Here, the Javaheri Defendants have established that Agulnick & Gogel formerly (and currently) represent the corporations Old Cedar and the Club. Subsequently, Agulnick & Gogel's representation of Rafiy in this shareholder derivative suit in which plaintiff Rafiy alleges, inter alia, that the Javaheri Defendants committed breaches of fiduciary duty and misappropriated corporate funds, is plainly improper. The adverse interests of the former and current representations are self evident. Agulnick & Gogel is now in a conflict of interest with its prior client, the corporations, and the shareholders of the corporations ( Bianchi v. Mille, 266 A.D.2d 419, 698 N.Y.S.2d 545 [2nd Dept.1999] ). In this instance, Agulnick & Gogel's interests are clearly adverse to those of the shareholders including Rafiy. Thus, Agulnick & Gogel are herewith disqualified ( Guiliano v. Carlisle, 211 A.D.2d 757, 621 N.Y.S.2d 685 [2nd Dept.1995]; Horowitz v. Horowitz, 151 A.D.2d 646, 542 N.Y.S.2d 708 [2nd Dept.1989] ).
In that the basis of the Javaheri Defendants' application for an Order requiring the Club, Old Cedar and Agulnick & Gogel to turn over their financial records through an expedited course of discovery is to “confirm the existence of [an] apparent conflict of interest” ( Cross Motion Affirmation of Christopher Kirby, ¶ 28), in light of the above determination disqualifying the firm on the basis of said conflict of interest, their request is DENIED. Any evidence that may otherwise be required may be obtained through the normal course of discovery.
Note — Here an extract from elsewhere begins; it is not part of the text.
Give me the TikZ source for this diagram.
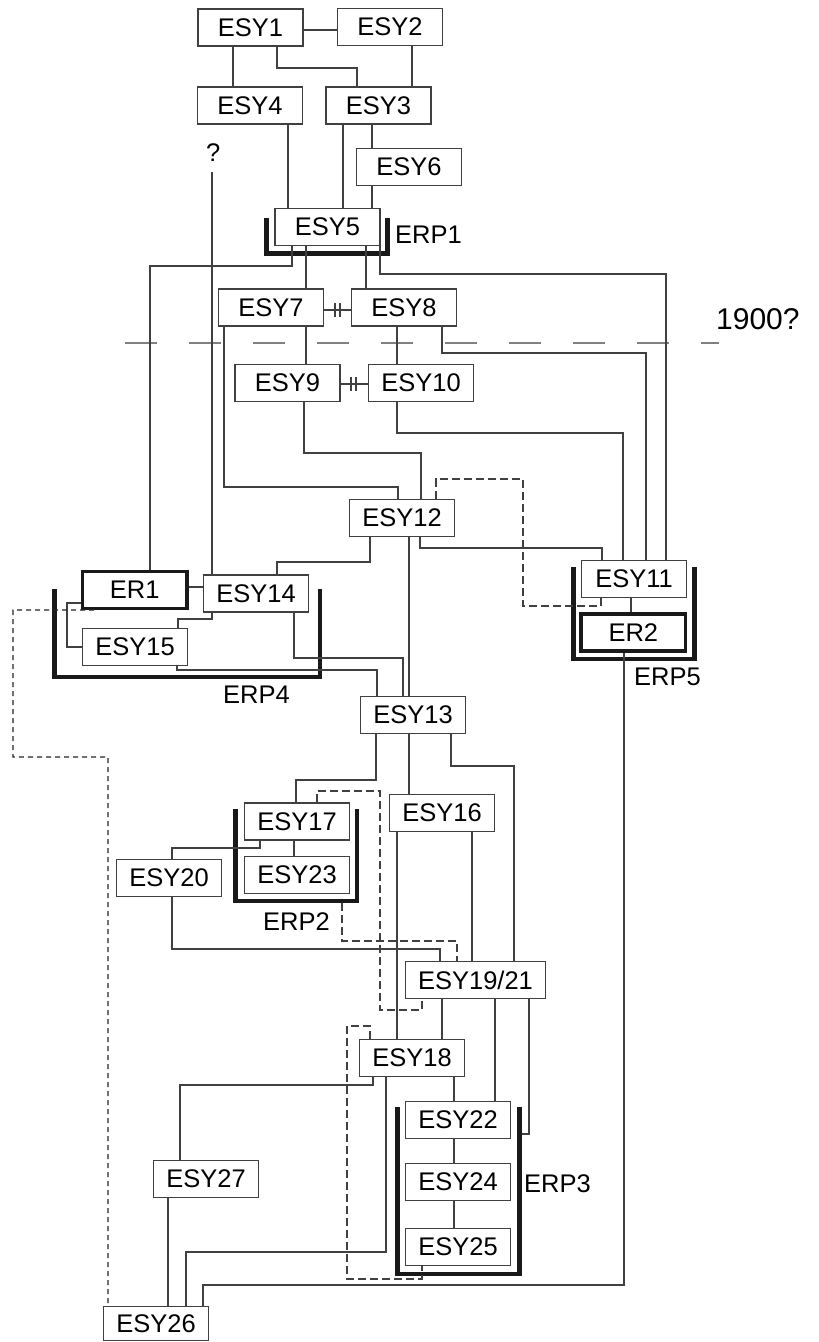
\documentclass[tikz,border=0pt]{standalone}
\usepackage{fontspec}
\setmainfont{Liberation Sans}
\usepackage{tikz}

\begin{document}
\begin{tikzpicture}[x=1pt,y=-1pt]
\tikzstyle{every node}+=[inner sep=0pt, font=\fontsize{25.5pt}{30pt}\selectfont]
\tikzstyle{box}=[draw=black!75, line width=1.3pt, minimum width=105pt, minimum height=37pt]
\tikzstyle{erbox}=[draw=black!90, line width=3.5pt, minimum width=104.7pt, minimum height=36.6pt]
\tikzstyle{link}=[draw=black!75, line width=1.3pt]
\tikzstyle{dlink}=[link, dash pattern=on 8pt off 4pt]
\tikzstyle{dotlink}=[link, draw=black!85, dash pattern=on 5pt off 4pt]
\tikzstyle{bracket}=[draw=black!90, line width=4.5pt, line join=miter]
\fill [white] (0,0) rectangle (819,1342);
\useasboundingbox (0,0) rectangle (819,1342);
\draw (250.5,27.5) node [box] (esy1) {ESY1};
\draw (390,27) node [box] (esy2) {ESY2};
\draw (250,105.5) node [box] (esy4) {ESY4};
\draw (378.5,105.5) node [box] (esy3) {ESY3};
\draw (409,167) node [box] (esy6) {ESY6};
\draw (327.5,227) node [box] (esy5) {ESY5};
\draw (271,307.5) node [box] (esy7) {ESY7};
\draw (404,307.5) node [box] (esy8) {ESY8};
\draw (287.5,383) node [box] (esy9) {ESY9};
\draw (421,383) node [box] (esy10) {ESY10};
\draw (402,518) node [box] (esy12) {ESY12};
\draw (634,579) node [box] (esy11) {ESY11};
\draw (633.3,632.5) node [erbox] (er2) {ER2};
\draw (134.7,590) node [erbox] (er1) {ER1};
\draw (256,593.5) node [box] (esy14) {ESY14};
\draw (135,647) node [box] (esy15) {ESY15};
\draw (413,715) node [box] (esy13) {ESY13};
\draw (442,813) node [box] (esy16) {ESY16};
\draw (297,821.5) node [box] (esy17) {ESY17};
\draw (297,875) node [box] (esy23) {ESY23};
\draw (169,878) node [box] (esy20) {ESY20};
\draw (475.5,980) node [box, minimum width=140pt] (esy19) {ESY19/21};
\draw (412,1058) node [box] (esy18) {ESY18};
\draw (458,1120) node [box] (esy22) {ESY22};
\draw (458,1182) node [box] (esy24) {ESY24};
\draw (458,1247) node [box] (esy25) {ESY25};
\draw (206,1179) node [box] (esy27) {ESY27};
\draw (156,1323.5) node [box, minimum height=34pt] (esy26) {ESY26};
\draw (206,161.7) node [anchor=base west] (unknown) {?};
\draw (395,243) node [anchor=base west] (erp1) {ERP1};
\draw (223,703) node [anchor=base west] (erp4) {ERP4};
\draw (634,685) node [anchor=base west] (erp5) {ERP5};
\draw (263,930) node [anchor=base west] (erp2) {ERP2};
\draw (524,1192) node [anchor=base west] (erp3) {ERP3};
\draw (716,329) node [anchor=base west, font=\fontsize{30pt}{35pt}\selectfont] (year) {1900?};
\draw [gray, line width=2.7pt, dash pattern=on 32pt off 32pt] (125,343) -- (719,343);
\draw [bracket] (266.7,218.3) -- (266.7,253.3) -- (387.7,253.3) -- (387.7,218.3);
\draw [bracket] (54.7,589.3) -- (54.7,677) -- (320,677) -- (320,589.3);
\draw [bracket] (573.3,566.7) -- (573.3,659) -- (694.5,659) -- (694.5,566.7);
\draw [bracket] (235.7,809.3) -- (235.7,901) -- (357,901) -- (357,809.3);
\draw [bracket] (397.7,1107) -- (397.7,1274) -- (519.3,1274) -- (519.3,1107);
\coordinate (qfoot) at (212,172);
\coordinate (erp2end) at (342,903.3);
\coordinate (erp3side) at (521.5,1134);
\draw [link] (esy1.east |- 0,30) -- (esy2.west |- 0,30);
\draw [link] (esy1.south -| 233,0) -- (esy4.north -| 233,0);
\draw [link] (esy1.south -| 277,0) -- (277,68) -- (357,68) -- (esy3.north -| 357,0);
\draw [link] (esy2.south -| 412,0) -- (esy3.north -| 412,0);
\draw [link] (esy3.south -| 372,0) -- (esy6.north -| 372,0);
\draw [link] (esy3.south -| 343,0) -- (esy5.north -| 343,0);
\draw [link] (esy4.south -| 288,0) -- (esy5.north -| 288,0);
\draw [link] (esy6.south -| 372,0) -- (esy5.north -| 372,0);
\draw [link] (qfoot) -- (esy14.north -| qfoot);
\draw [link] (esy5.south -| 292,0) -- (292,266) -- (150,266) -- (er1.north -| 150,0);
\draw [link] (esy5.south -| 306,0) -- (esy7.north -| 306,0);
\draw [link] (esy5.south -| 366,0) -- (esy8.north -| 366,0);
\draw [link] (esy5.south -| 380,0) -- (380,274) -- (666,274) -- (esy11.north -| 666,0);
\draw [link] (esy7.east |- 0,310) -- (esy8.west |- 0,310);
\draw [link] (335,303) -- (335,317) (340,303) -- (340,317);
\draw [link] (esy7.south -| 306,0) -- (esy9.north -| 306,0);
\draw [link] (esy7.south -| 224,0) -- (224,487) -- (398,487) -- (esy12.north -| 398,0);
\draw [link] (esy8.south -| 397,0) -- (esy10.north -| 397,0);
\draw [link] (esy8.south -| 442,0) -- (442,353) -- (646,353) -- (esy11.north -| 646,0);
\draw [link] (esy9.east |- 0,384) -- (esy10.west |- 0,384);
\draw [link] (351,377) -- (351,391) (356,377) -- (356,391);
\draw [link] (esy9.south -| 304,0) -- (304,453) -- (421,453) -- (esy12.north -| 421,0);
\draw [link] (esy10.south -| 397,0) -- (397,433) -- (623,433) -- (esy11.north -| 623,0);
\draw [dlink] (esy12.north -| 436,0) -- (436,479) -- (523,479) -- (523,606) -- (601,606) -- (esy11.south -| 601,0);
\draw [link] (esy12.south -| 420,0) -- (420,548) -- (602,548) -- (esy11.north -| 602,0);
\draw [link] (esy12.south -| 370,0) -- (370,562) -- (277,562) -- (esy14.north -| 277,0);
\draw [link] (esy12.south -| 409,0) -- (esy13.north -| 409,0);
\draw [link] (er1.east |- 0,587) -- (esy14.west |- 0,587);
\draw [link] (er1.west |- 0,603) -- (67,603) -- (67,647) -- (esy15.west |- 0,647);
\draw [link] (esy14.south -| 212,0) -- (212,619) -- (178,619) -- (esy15.north -| 178,0);
\draw [link] (esy14.south -| 294,0) -- (294,658) -- (403,658) -- (esy13.north -| 403,0);
\draw [link] (esy15.south -| 177,0) -- (177,670) -- (377,670) -- (esy13.north -| 377,0);
\draw [dotlink] (er1.south -| 94,0) -- (13,610) -- (13,757) -- (108,757) -- (esy26.north -| 108,0);
\draw [link] (esy11.south -| 631,0) -- (er2.north -| 631,0);
\draw [link] (er2.south -| 624,0) -- (624,1285) -- (203,1285) -- (esy26.north -| 203,0);
\draw [link] (esy13.south -| 376,0) -- (376,780) -- (296,780) -- (esy17.north -| 296,0);
\draw [link] (esy13.south -| 409,0) -- (esy16.north -| 409,0);
\draw [link] (esy13.south -| 451,0) -- (451,766) -- (514,766) -- (esy19.north -| 514,0);
\draw [link] (esy17.south -| 294,0) -- (esy23.north -| 294,0);
\draw [link] (esy17.south -| 260,0) -- (260,848) -- (172,848) -- (esy20.north -| 172,0);
\draw [link] (esy20.south -| 172,0) -- (172,949) -- (440,949) -- (esy19.north -| 440,0);
\draw [dlink] (esy17.north -| 317,0) -- (317,791) -- (380,791) -- (380,1010) -- (422,1010) -- (esy19.south -| 422,0);
\draw [dlink] (erp2end) -- (342,941) -- (457,941) -- (esy19.north -| 457,0);
\draw [link] (esy16.south -| 397,0) -- (esy18.north -| 397,0);
\draw [link] (esy16.south -| 472,0) -- (esy19.north -| 472,0);
\draw [link] (esy19.south -| 442,0) -- (esy18.north -| 442,0);
\draw [link] (esy19.south -| 495,0) -- (esy22.north -| 495,0);
\draw [link] (esy19.south -| 529,0) -- (529,1134) -- (erp3side);
\draw [dlink] (esy18.north -| 370,0) -- (370,1026) -- (347,1026) -- (347,1279) -- (422,1279) -- (esy25.south -| 422,0);
\draw [link] (esy18.south -| 373,0) -- (373,1085) -- (180,1085) -- (esy27.north -| 180,0);
\draw [link] (esy18.south -| 386,0) -- (386,1252) -- (186,1252) -- (esy26.north -| 186,0);
\draw [link] (esy18.south -| 454,0) -- (esy22.north -| 454,0);
\draw [link] (esy22.south -| 454,0) -- (esy24.north -| 454,0);
\draw [link] (esy24.south -| 454,0) -- (esy25.north -| 454,0);
\draw [link] (esy27.south -| 168,0) -- (esy26.north -| 168,0);
\end{tikzpicture}
\end{document}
This constitutes the decision and order of this Court. The action shall be stayed for thirty (30) days from the service of a copy of this order with notice of entry to allow substitution of counsel. Movant shall serve a copy of this order, by certified and regular mail, upon the former client; and by regular mail upon counsel for defendants within seven (7) days of the date of this order with notice of entry, and shall file proof of service with the Nassau County Clerk.
All applications not specifically addressed herein are denied.